WHAT TO WORK ON: Go through the data below and copy it exactly, skipping every picture.

COLLECTED MATERIAL:

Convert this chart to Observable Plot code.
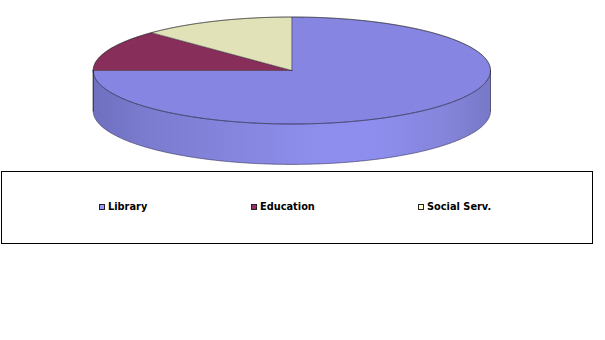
<!DOCTYPE html>
<html>
<head>
<meta charset="utf-8">
<script src="https://cdn.jsdelivr.net/npm/d3@7"></script>
<script src="https://cdn.jsdelivr.net/npm/@observablehq/plot@0.6"></script>
<style>
  html, body { margin: 0; padding: 0; background: #fff; }
  #wrap { position: relative; width: 605px; height: 340px; overflow: hidden; }
  #chart { position: absolute; left: 0; top: 0; }
  #legend { position: absolute; left: 1px; top: 171px; width: 592px; height: 73px; box-sizing: border-box; border: 1px solid #000; }
  .item { position: absolute; top: 29px; font: bold 9.8px "DejaVu Sans", sans-serif; color: #000; white-space: nowrap; line-height: 12px; }
  .sw { display: inline-block; width: 4px; height: 4px; border: 1px solid #222; margin-right: 3px; vertical-align: 0px; }
</style>
</head>
<body>
<div id="wrap">
  <div id="chart"></div>
  <div id="legend"></div>
</div>
<script>
const categories = ["Library", "Education", "Social Serv."];
const values = [75, 12.5, 12.5];
const topColors = ["#8686e2", "#872e5a", "#e2e2b8"];
const legendColors = ["#9999FF", "#993366", "#FFFFCC"];

// pie layout (12 o'clock start, clockwise)
const arcs = d3.pie().sort(null)(values);
const depth = 0.755; // side thickness in units of the vertical radius

function arcPoints(a0, a1, dy = 0) {
  const n = Math.max(2, Math.ceil((a1 - a0) / 0.01));
  const pts = [];
  for (let i = 0; i <= n; i++) {
    const t = a0 + (a1 - a0) * i / n;
    pts.push({x: Math.sin(t), y: -Math.cos(t) + dy});
  }
  return pts;
}

const slices = arcs.map((a, i) => ({
  name: categories[i],
  color: topColors[i],
  pts: [{x: 0, y: 0}, ...arcPoints(a.startAngle, a.endAngle), {x: 0, y: 0}]
}));

// visible front side: from 3 o'clock to 9 o'clock (all of it belongs to Library)
const sideTop = arcPoints(Math.PI / 2, 3 * Math.PI / 2);
const sideBottom = arcPoints(Math.PI / 2, 3 * Math.PI / 2, depth).reverse();
const sidePts = [...sideTop, ...sideBottom, sideTop[0]];

const marks = [
  Plot.line(sidePts, {x: "x", y: "y", fill: "url(#sideGrad)", stroke: "none", curve: "linear"}),
  Plot.line(sideBottom, {x: "x", y: "y", stroke: "#3a3a60", strokeWidth: 0.8, strokeOpacity: 0.8}),
  ...slices.map(s => Plot.line(s.pts, {x: "x", y: "y", fill: s.color, stroke: "none", curve: "linear"})),
  // slice outlines
  ...slices.map(s => Plot.line(s.pts, {x: "x", y: "y", stroke: "#2a2a3a", strokeWidth: 0.6, strokeOpacity: 0.55, curve: "linear"})),
  // front edge of the top face and back outline
  Plot.line(sideTop, {x: "x", y: "y", stroke: "#2c2c50", strokeWidth: 0.8, strokeOpacity: 0.8}),
  Plot.line(arcPoints(3 * Math.PI / 2, 2.5 * Math.PI), {x: "x", y: "y", stroke: "#222", strokeWidth: 0.8, strokeOpacity: 0.7}),
  // vertical edges of the side
  Plot.line([{x: 1, y: 0}, {x: 1, y: depth}], {x: "x", y: "y", stroke: "#2c2c50", strokeWidth: 0.9, strokeOpacity: 0.8}),
  Plot.line([{x: -1, y: 0}, {x: -1, y: depth}], {x: "x", y: "y", stroke: "#111", strokeWidth: 1, strokeOpacity: 0.9})
];

const plot = Plot.plot({
  width: 605,
  height: 170,
  margin: 0,
  x: {domain: [-1, 1], range: [92.7, 490], axis: null},
  y: {domain: [-1, 1], range: [16.5, 123.5], axis: null},
  marks
});

// gradient for the shaded side
const svg = d3.select(plot);
const defs = svg.insert("defs", ":first-child");
const grad = defs.append("linearGradient").attr("id", "sideGrad").attr("x1", "0").attr("x2", "1").attr("y1", "0").attr("y2", "0");
[[0, "#7070c0"], [0.12, "#7a7ace"], [0.35, "#8585de"], [0.55, "#8d8dec"], [0.7, "#8e8ef0"], [0.88, "#8585dc"], [1, "#7878c8"]]
  .forEach(([o, c]) => grad.append("stop").attr("offset", o).attr("stop-color", c));

document.getElementById("chart").appendChild(plot);

// legend
const legendX = [97, 249, 416];
const legend = document.getElementById("legend");
categories.forEach((c, i) => {
  const d = document.createElement("div");
  d.className = "item";
  d.style.left = legendX[i] + "px";
  d.innerHTML = `<span class="sw" style="background:${legendColors[i]}"></span>${c}`;
  legend.appendChild(d);
});
</script>
</body>
</html>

ANSWER FOR THE TASK:
Convert this chart to Observable Plot code.
<!DOCTYPE html>
<html>
<head>
<meta charset="utf-8">
<script src="https://cdn.jsdelivr.net/npm/d3@7"></script>
<script src="https://cdn.jsdelivr.net/npm/@observablehq/plot@0.6"></script>
<style>
  html, body { margin: 0; padding: 0; background: #fff; }
  #wrap { position: relative; width: 605px; height: 340px; overflow: hidden; }
  #chart { position: absolute; left: 0; top: 0; }
  #legend { position: absolute; left: 1px; top: 171px; width: 592px; height: 73px; box-sizing: border-box; border: 1px solid #000; }
  .item { position: absolute; top: 29px; font: bold 9.8px "DejaVu Sans", sans-serif; color: #000; white-space: nowrap; line-height: 12px; }
  .sw { display: inline-block; width: 4px; height: 4px; border: 1px solid #222; margin-right: 3px; vertical-align: 0px; }
</style>
</head>
<body>
<div id="wrap">
  <div id="chart"></div>
  <div id="legend"></div>
</div>
<script>
const categories = ["Library", "Education", "Social Serv."];
const values = [75, 12.5, 12.5];
const topColors = ["#8686e2", "#872e5a", "#e2e2b8"];
const legendColors = ["#9999FF", "#993366", "#FFFFCC"];

// pie layout (12 o'clock start, clockwise)
const arcs = d3.pie().sort(null)(values);
const depth = 0.755; // side thickness in units of the vertical radius

function arcPoints(a0, a1, dy = 0) {
  const n = Math.max(2, Math.ceil((a1 - a0) / 0.01));
  const pts = [];
  for (let i = 0; i <= n; i++) {
    const t = a0 + (a1 - a0) * i / n;
    pts.push({x: Math.sin(t), y: -Math.cos(t) + dy});
  }
  return pts;
}

const slices = arcs.map((a, i) => ({
  name: categories[i],
  color: topColors[i],
  pts: [{x: 0, y: 0}, ...arcPoints(a.startAngle, a.endAngle), {x: 0, y: 0}]
}));

// visible front side: from 3 o'clock to 9 o'clock (all of it belongs to Library)
const sideTop = arcPoints(Math.PI / 2, 3 * Math.PI / 2);
const sideBottom = arcPoints(Math.PI / 2, 3 * Math.PI / 2, depth).reverse();
const sidePts = [...sideTop, ...sideBottom, sideTop[0]];

const marks = [
  Plot.line(sidePts, {x: "x", y: "y", fill: "url(#sideGrad)", stroke: "none", curve: "linear"}),
  Plot.line(sideBottom, {x: "x", y: "y", stroke: "#3a3a60", strokeWidth: 0.8, strokeOpacity: 0.8}),
  ...slices.map(s => Plot.line(s.pts, {x: "x", y: "y", fill: s.color, stroke: "none", curve: "linear"})),
  // slice outlines
  ...slices.map(s => Plot.line(s.pts, {x: "x", y: "y", stroke: "#2a2a3a", strokeWidth: 0.6, strokeOpacity: 0.55, curve: "linear"})),
  // front edge of the top face and back outline
  Plot.line(sideTop, {x: "x", y: "y", stroke: "#2c2c50", strokeWidth: 0.8, strokeOpacity: 0.8}),
  Plot.line(arcPoints(3 * Math.PI / 2, 2.5 * Math.PI), {x: "x", y: "y", stroke: "#222", strokeWidth: 0.8, strokeOpacity: 0.7}),
  // vertical edges of the side
  Plot.line([{x: 1, y: 0}, {x: 1, y: depth}], {x: "x", y: "y", stroke: "#2c2c50", strokeWidth: 0.9, strokeOpacity: 0.8}),
  Plot.line([{x: -1, y: 0}, {x: -1, y: depth}], {x: "x", y: "y", stroke: "#111", strokeWidth: 1, strokeOpacity: 0.9})
];

const plot = Plot.plot({
  width: 605,
  height: 170,
  margin: 0,
  x: {domain: [-1, 1], range: [92.7, 490], axis: null},
  y: {domain: [-1, 1], range: [16.5, 123.5], axis: null},
  marks
});

// gradient for the shaded side
const svg = d3.select(plot);
const defs = svg.insert("defs", ":first-child");
const grad = defs.append("linearGradient").attr("id", "sideGrad").attr("x1", "0").attr("x2", "1").attr("y1", "0").attr("y2", "0");
[[0, "#7070c0"], [0.12, "#7a7ace"], [0.35, "#8585de"], [0.55, "#8d8dec"], [0.7, "#8e8ef0"], [0.88, "#8585dc"], [1, "#7878c8"]]
  .forEach(([o, c]) => grad.append("stop").attr("offset", o).attr("stop-color", c));

document.getElementById("chart").appendChild(plot);

// legend
const legendX = [97, 249, 416];
const legend = document.getElementById("legend");
categories.forEach((c, i) => {
  const d = document.createElement("div");
  d.className = "item";
  d.style.left = legendX[i] + "px";
  d.innerHTML = `<span class="sw" style="background:${legendColors[i]}"></span>${c}`;
  legend.appendChild(d);
});
</script>
</body>
</html>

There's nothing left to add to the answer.